Background Information On Telecom Prosecution
Background Information
The Commerce Commission
The Commerce Commission is an independent quasi-judicial body and is not subject to direction in its enforcement and regulatory control activities. It has responsibility for enforcement and regulatory control under a number of general and specific regulatory regimes set out in the: Commerce Act 1986, Fair Trading Act 1986, Electricity Industry Reform Act 1998, Telecommunications Act 2001, Dairy Industry Restructuring Act 2001 and Credit Contracts and Consumer Finance Act 2003.
Commerce Act investigation into alleged
anti-competitive behaviour
Many businesses, for example
banks, operate from multiple sites within New Zealand (and
often overseas) and need to regularly securely transmit
large volumes of data between these sites and/or establish a
permanent private network amongst them. To meet this need,
telecommunications companies offer such businesses a variety
of high-speed data transmission services.
On or about 1
December 1998, Telecom introduced new pricing for its retail
high-speed data transmission services (termed “Streamline”),
and in March 1999 Telecom introduced new wholesale pricing
(termed carrier data pricing (“CDP”)). Through CDP, Telecom
provided and continues to provide other telecommunication
service providers competing with Telecom with two wholesale
data service options:
a) The ability to resell Telecom’s
retail high-speed data transmission services (both dedicated
and switched). Through CDP, Telecom offers other
telecommunications service providers its retail end-to-end
high-speed data transmission services for
re-sale;
b) Access to dedicated data tails in Telecom’s
network in order to supplement the other telecommunications
service providers’ own network and, thereby, provide retail
high-speed data transmission services.
The Commission
alleges that the manner in which the service option in (b)

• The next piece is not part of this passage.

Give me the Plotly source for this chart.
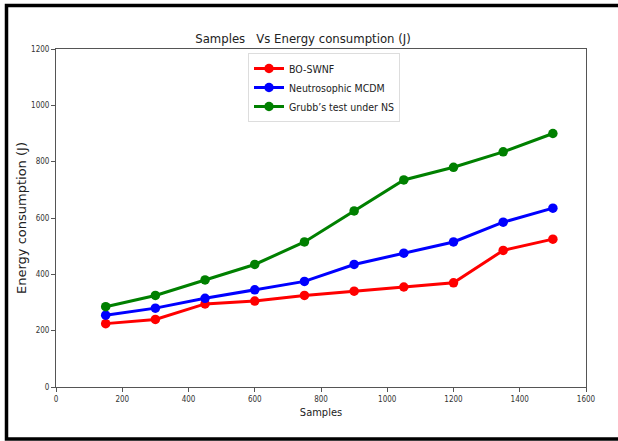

above is provided, and the way in which it is priced has the
effect that in almost all circumstances the price charged by
Telecom for access data tails required by other
telecommunication service providers to supplement their own
network:
a) Exceeds the price charged by Telecom to the
telecommunication service provider for an “end to end” data
service, when provided for re-sale;
b) Exceeds the
comparable retail price charged by Telecom for provision of
comparable data services;
c) Exceeds the price Telecom
charges itself for access to the data tails;
d) Exceeds
the sum of Telecom’s direct incremental cost and opportunity
cost of supplying access to the data tails.
Since 26 May 2001, section 36 of the Commerce Act prohibits persons who have a substantial degree of market power in a market from taking advantage of that position for various purposes, including preventing or deterring competitive conduct by others. Prior to 26 May 2001, the prohibition under the Commerce Act was use of a dominant position.

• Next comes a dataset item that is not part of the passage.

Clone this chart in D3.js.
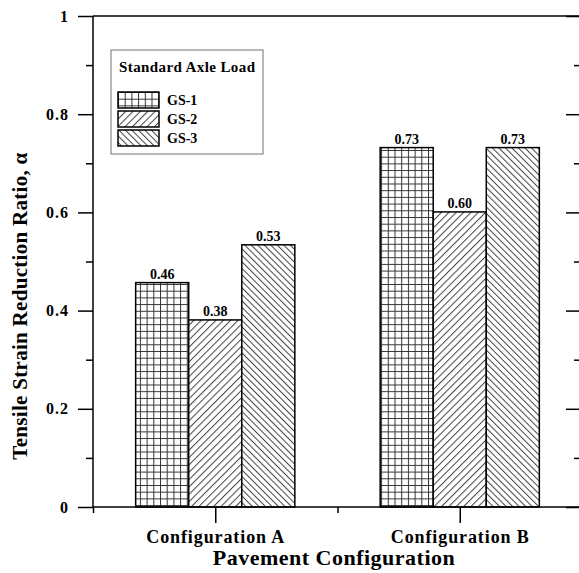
<!DOCTYPE html>
<html>
<head>
<meta charset="utf-8">
<script src="https://cdn.jsdelivr.net/npm/d3@7"></script>
<style>
  body { margin: 0; background: #fff; }
  svg { display: block; font-family: "Liberation Serif", "Times New Roman", serif; font-weight: bold; }
</style>
</head>
<body>
<svg id="drawing_region"></svg>
<script>
// data
const categories = [ 'Configuration A', 'Configuration B' ];
const series = [ 'GS-1', 'GS-2', 'GS-3' ];
const gs1 = [ 0.457, 0.732 ];
const gs2 = [ 0.381, 0.601 ];
const gs3 = [ 0.534, 0.732 ];
const y_ticks = [ 0, 0.2, 0.4, 0.6, 0.8, 1 ];
const y_tick_labels = [ '0', '0.2', '0.4', '0.6', '0.8', '1' ];
const legend_title = 'Standard Axle Load';

const config = {
    width: 579,
    height: 573,
    margin: { top:16, right:-3, bottom:66, left:93 }
};

const svg = d3.select( '#drawing_region' )
    .attr( 'width', config.width )
    .attr( 'height', config.height );

const inner_width = config.width - config.margin.left - config.margin.right;
const inner_height = config.height - config.margin.top - config.margin.bottom;

// patterns
const defs = svg.append( 'defs' );
const grid = defs.append( 'pattern' )
    .attr( 'id', 'pat0' ).attr( 'patternUnits', 'userSpaceOnUse' )
    .attr( 'width', 6.7 ).attr( 'height', 6.7 );
grid.append( 'rect' ).attr( 'width', 6.7 ).attr( 'height', 6.7 ).attr( 'fill', '#fff' );
grid.append( 'path' ).attr( 'd', 'M0.5,0V6.7M0,0.5H6.7' )
    .attr( 'stroke', '#333' ).attr( 'stroke-width', 1 );

const fwd = defs.append( 'pattern' )
    .attr( 'id', 'pat1' ).attr( 'patternUnits', 'userSpaceOnUse' )
    .attr( 'width', 5.2 ).attr( 'height', 10 )
    .attr( 'patternTransform', 'rotate(45)' );
fwd.append( 'rect' ).attr( 'width', 5.2 ).attr( 'height', 10 ).attr( 'fill', '#fff' );
fwd.append( 'line' ).attr( 'x1', 0.5 ).attr( 'x2', 0.5 ).attr( 'y1', 0 ).attr( 'y2', 10 )
    .attr( 'stroke', '#444' ).attr( 'stroke-width', 1 );

const back = defs.append( 'pattern' )
    .attr( 'id', 'pat2' ).attr( 'patternUnits', 'userSpaceOnUse' )
    .attr( 'width', 4.6 ).attr( 'height', 10 )
    .attr( 'patternTransform', 'rotate(-45)' );
back.append( 'rect' ).attr( 'width', 4.6 ).attr( 'height', 10 ).attr( 'fill', '#fff' );
back.append( 'line' ).attr( 'x1', 0.5 ).attr( 'x2', 0.5 ).attr( 'y1', 0 ).attr( 'y2', 10 )
    .attr( 'stroke', '#444' ).attr( 'stroke-width', 1 );

const chart = svg.append( 'g' )
    .attr( 'transform', `translate(${config.margin.left}, ${config.margin.top})` );

const xscale = d3.scaleLinear()
    .domain( [ 0.5, 2.5 ] )
    .range( [ 0, inner_width ] );

const yscale = d3.scaleLinear()
    .domain( [ 0, 1 ] )
    .range( [ inner_height, 0 ] );

// bars
const bar_w = 0.217;
const data = [];
categories.forEach( ( c, i ) => {
    [ gs1, gs2, gs3 ].forEach( ( s, j ) => {
        data.push( { pos: i + 1 + ( j - 1.5 ) * bar_w, value: s[i], k: j } );
    } );
} );

chart.selectAll( '.bar' )
    .data( data )
    .join( 'rect' )
    .attr( 'class', 'bar' )
    .attr( 'x', d => xscale( d.pos ) )
    .attr( 'y', d => yscale( d.value ) )
    .attr( 'width', xscale( 0.5 + bar_w ) )
    .attr( 'height', d => inner_height - yscale( d.value ) )
    .attr( 'fill', d => `url(#pat${d.k})` )
    .attr( 'stroke', '#000' )
    .attr( 'stroke-width', 1.5 );

chart.selectAll( '.vlabel' )
    .data( data )
    .join( 'text' )
    .attr( 'class', 'vlabel' )
    .attr( 'x', d => xscale( d.pos + bar_w / 2 ) )
    .attr( 'y', d => yscale( d.value ) - 3.5 )
    .attr( 'text-anchor', 'middle' )
    .attr( 'font-size', 14 )
    .text( d => d3.format( '.2f' )( d.value ) );

// axes
const minor_y = d3.range( 0.1, 1, 0.2 );

const left = chart.append( 'g' )
    .call( d3.axisLeft( yscale ).tickValues( y_ticks ).tickSize( 15 ).tickPadding( 9 )
        .tickFormat( ( d, i ) => y_tick_labels[i] ) );
left.append( 'g' )
    .call( d3.axisLeft( yscale ).tickValues( minor_y ).tickSize( 7 ).tickFormat( '' ) );

const right = chart.append( 'g' )
    .attr( 'transform', `translate(${inner_width}, 0)` );
right.call( d3.axisRight( yscale ).tickValues( y_ticks ).tickSize( -16 ).tickFormat( '' ) );
right.append( 'g' )
    .call( d3.axisRight( yscale ).tickValues( minor_y ).tickSize( -8 ).tickFormat( '' ) );

const bottom = chart.append( 'g' )
    .attr( 'transform', `translate(0, ${inner_height})` );
bottom.call( d3.axisBottom( xscale ).tickValues( [ 1, 2 ] ).tickSize( 16 ).tickPadding( 7 )
    .tickFormat( ( d, i ) => categories[i] ) );
bottom.append( 'g' )
    .call( d3.axisBottom( xscale ).tickValues( [ 0.5, 1.5, 2.5 ] ).tickSize( 6 ).tickFormat( '' ) );

[ left, right, bottom ].forEach( g => g.attr( 'font-family', null ).attr( 'font-size', null ) );
chart.selectAll( '.domain' ).remove();
chart.selectAll( '.tick line' ).attr( 'stroke-width', 1.5 );
left.selectAll( '.tick text' ).attr( 'font-size', 16 ).attr( 'letter-spacing', 1 );
bottom.selectAll( '.tick text' ).attr( 'font-size', 18 ).attr( 'letter-spacing', 0.9 );

// frame
const frame = [
    [ 0, 0, inner_width, 0 ],
    [ 0, 0, 0, inner_height ],
    [ inner_width, 0, inner_width, inner_height ],
    [ 0, inner_height, inner_width, inner_height ]
];
chart.selectAll( '.frame' )
    .data( frame )
    .join( 'line' )
    .attr( 'class', 'frame' )
    .attr( 'x1', d => d[0] ).attr( 'y1', d => d[1] )
    .attr( 'x2', d => d[2] ).attr( 'y2', d => d[3] )
    .attr( 'stroke', '#000' ).attr( 'stroke-width', 1.5 );

// axis titles
svg.append( 'text' )
    .attr( 'transform', 'translate(27, 306) rotate(-90)' )
    .attr( 'text-anchor', 'middle' )
    .attr( 'font-size', 21 )
    .attr( 'letter-spacing', 0.3 )
    .text( 'Tensile Strain Reduction Ratio, \u03b1' );

svg.append( 'text' )
    .attr( 'x', 334 )
    .attr( 'y', 565 )
    .attr( 'text-anchor', 'middle' )
    .attr( 'font-size', 22 )
    .attr( 'letter-spacing', 0.5 )
    .text( 'Pavement Configuration' );

// legend
const legend = svg.append( 'g' ).attr( 'transform', 'translate(111, 50)' );
legend.append( 'rect' )
    .attr( 'width', 152 ).attr( 'height', 104 )
    .attr( 'fill', '#fff' ).attr( 'stroke', '#888' ).attr( 'stroke-width', 1.2 );
legend.append( 'text' )
    .attr( 'x', 8 ).attr( 'y', 22 )
    .attr( 'font-size', 15 )
    .attr( 'letter-spacing', 0.4 )
    .text( legend_title );
const items = legend.selectAll( '.item' )
    .data( series )
    .join( 'g' )
    .attr( 'class', 'item' )
    .attr( 'transform', ( d, i ) => `translate(7, ${42 + i * 19})` );
items.append( 'rect' )
    .attr( 'width', 41 ).attr( 'height', 16 )
    .attr( 'fill', ( d, i ) => `url(#pat${i})` )
    .attr( 'stroke', '#000' ).attr( 'stroke-width', 1.5 );
items.append( 'text' )
    .attr( 'x', 49 ).attr( 'y', 13 )
    .attr( 'font-size', 14 )
    .text( d => d );
</script>
</body>
</html>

The Commission alleges that Telecom was dominant and has a substantial degree of market power. While alternative network infrastructure has been developed in selected areas, Telecom still owns and operates the only nationwide telecommunications network in New Zealand.
Telecommunications Act: Commission’s recommendations on
Local Loop Unbundling
Under section 64 of the
Telecommunications Act 2001, the Commerce Commission is
required to undertake a review into whether access to the
unbundled elements of Telecom’s local loop network and
access to the unbundled elements of, and interconnection
with, Telecom’s fixed Public Data Network should be
regulated. The Commission completed its review and made its
recommendations to the Minister of Communications in
December 2003. The Minister is now considering the
recommendations and is expected to make a decision in May
2004.
The Commission considered issues related to the regulation of data tails in its Review of Unbundling of the Public Data Network, as data tails are part of that network.

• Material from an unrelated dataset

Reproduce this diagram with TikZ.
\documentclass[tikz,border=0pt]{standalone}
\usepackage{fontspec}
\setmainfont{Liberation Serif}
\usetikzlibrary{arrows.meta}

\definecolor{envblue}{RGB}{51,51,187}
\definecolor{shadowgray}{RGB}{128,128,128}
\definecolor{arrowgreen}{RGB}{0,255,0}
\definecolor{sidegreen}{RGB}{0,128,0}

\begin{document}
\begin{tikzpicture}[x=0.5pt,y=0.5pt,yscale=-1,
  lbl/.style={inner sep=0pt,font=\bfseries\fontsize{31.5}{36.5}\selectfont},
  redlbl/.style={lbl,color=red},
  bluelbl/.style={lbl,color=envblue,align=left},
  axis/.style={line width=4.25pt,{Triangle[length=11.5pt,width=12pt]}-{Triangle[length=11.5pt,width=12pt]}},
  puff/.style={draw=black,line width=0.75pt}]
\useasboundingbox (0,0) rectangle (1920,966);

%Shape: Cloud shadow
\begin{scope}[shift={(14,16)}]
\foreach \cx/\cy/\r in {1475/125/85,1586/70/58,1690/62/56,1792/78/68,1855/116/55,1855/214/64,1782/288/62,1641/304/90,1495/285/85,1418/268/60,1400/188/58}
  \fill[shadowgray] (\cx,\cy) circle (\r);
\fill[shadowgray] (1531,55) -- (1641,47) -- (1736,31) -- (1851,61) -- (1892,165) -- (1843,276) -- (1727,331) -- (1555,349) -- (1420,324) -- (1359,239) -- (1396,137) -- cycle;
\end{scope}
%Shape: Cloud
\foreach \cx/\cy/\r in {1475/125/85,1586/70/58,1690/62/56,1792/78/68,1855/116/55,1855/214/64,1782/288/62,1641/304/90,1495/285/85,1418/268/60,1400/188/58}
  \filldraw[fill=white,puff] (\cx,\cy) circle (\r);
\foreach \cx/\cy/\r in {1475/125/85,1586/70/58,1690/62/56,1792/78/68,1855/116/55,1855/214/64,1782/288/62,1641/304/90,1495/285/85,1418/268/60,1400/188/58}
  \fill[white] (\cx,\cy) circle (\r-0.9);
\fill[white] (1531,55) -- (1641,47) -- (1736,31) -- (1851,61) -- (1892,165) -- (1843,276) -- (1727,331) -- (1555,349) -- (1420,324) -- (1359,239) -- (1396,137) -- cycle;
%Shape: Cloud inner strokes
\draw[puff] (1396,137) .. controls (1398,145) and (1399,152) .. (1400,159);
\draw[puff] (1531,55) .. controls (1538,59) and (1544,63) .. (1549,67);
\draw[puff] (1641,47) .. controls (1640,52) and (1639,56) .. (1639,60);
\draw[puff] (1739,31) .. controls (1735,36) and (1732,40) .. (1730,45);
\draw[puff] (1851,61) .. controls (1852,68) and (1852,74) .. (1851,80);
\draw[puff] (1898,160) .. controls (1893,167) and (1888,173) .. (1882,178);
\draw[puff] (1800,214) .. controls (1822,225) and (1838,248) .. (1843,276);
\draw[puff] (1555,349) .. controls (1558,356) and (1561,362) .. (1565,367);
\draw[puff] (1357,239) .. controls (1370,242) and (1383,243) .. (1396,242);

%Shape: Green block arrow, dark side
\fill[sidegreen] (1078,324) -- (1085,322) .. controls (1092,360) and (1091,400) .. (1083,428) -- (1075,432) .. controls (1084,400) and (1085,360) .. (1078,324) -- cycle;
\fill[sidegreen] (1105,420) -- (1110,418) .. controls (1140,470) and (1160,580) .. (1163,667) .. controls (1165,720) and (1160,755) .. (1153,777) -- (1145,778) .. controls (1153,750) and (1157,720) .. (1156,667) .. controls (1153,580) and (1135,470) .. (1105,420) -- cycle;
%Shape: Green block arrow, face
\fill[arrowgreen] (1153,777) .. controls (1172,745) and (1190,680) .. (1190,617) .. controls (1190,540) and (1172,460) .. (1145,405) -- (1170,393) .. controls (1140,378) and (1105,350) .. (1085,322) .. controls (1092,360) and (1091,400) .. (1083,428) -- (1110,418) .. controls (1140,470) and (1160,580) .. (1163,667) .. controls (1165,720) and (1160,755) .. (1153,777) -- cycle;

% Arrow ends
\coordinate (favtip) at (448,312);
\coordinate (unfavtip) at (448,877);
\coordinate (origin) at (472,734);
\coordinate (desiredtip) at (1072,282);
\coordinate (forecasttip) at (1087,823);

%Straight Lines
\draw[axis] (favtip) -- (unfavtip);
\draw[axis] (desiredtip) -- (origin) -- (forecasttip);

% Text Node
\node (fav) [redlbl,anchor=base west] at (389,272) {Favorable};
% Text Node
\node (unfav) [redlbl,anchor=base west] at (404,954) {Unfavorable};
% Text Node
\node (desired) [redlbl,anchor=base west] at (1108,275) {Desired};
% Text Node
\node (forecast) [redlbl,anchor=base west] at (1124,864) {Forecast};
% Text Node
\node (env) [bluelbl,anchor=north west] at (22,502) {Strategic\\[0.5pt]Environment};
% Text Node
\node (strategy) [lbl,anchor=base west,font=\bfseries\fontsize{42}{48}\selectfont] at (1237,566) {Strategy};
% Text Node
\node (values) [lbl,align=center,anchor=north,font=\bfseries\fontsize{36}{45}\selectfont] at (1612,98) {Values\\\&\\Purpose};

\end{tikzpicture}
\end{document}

In the review, the Commission found that access to data tails was a major ‘bottleneck’ feature of the market for the provision of high quality committed bit rate services to corporates and other large users. Outside of the areas where there was competing network infrastructure, the Commission determined that competition was limited and that there were likely net benefits to unbundling parts of the Public Data Network.
Despite these issues, the Commission did not recommend to the Minister of Communications that access to unbundled elements of Telecom’s fixed Public Data Network (relating to data tails) should be a specified or designated service. The Commission’s decision was influenced by Telecom presenting an Unbundled Partial Private Circuits service offer that has the potential to adequately address the Commission’s current issues concerning access to data tails without regulation. Though the Commission was not satisfied that the offer was suitable in its current form, it decided that opportunity should be allowed for industry negotiations to result in an enhanced service that will promote further competition in that market. Should such an outcome fail to eventuate by June 2004, the Commission considers that it would be appropriate to re-evaluate the merits of regulated unbundling of a data tails or partial private circuits service at a long-run incremental cost price.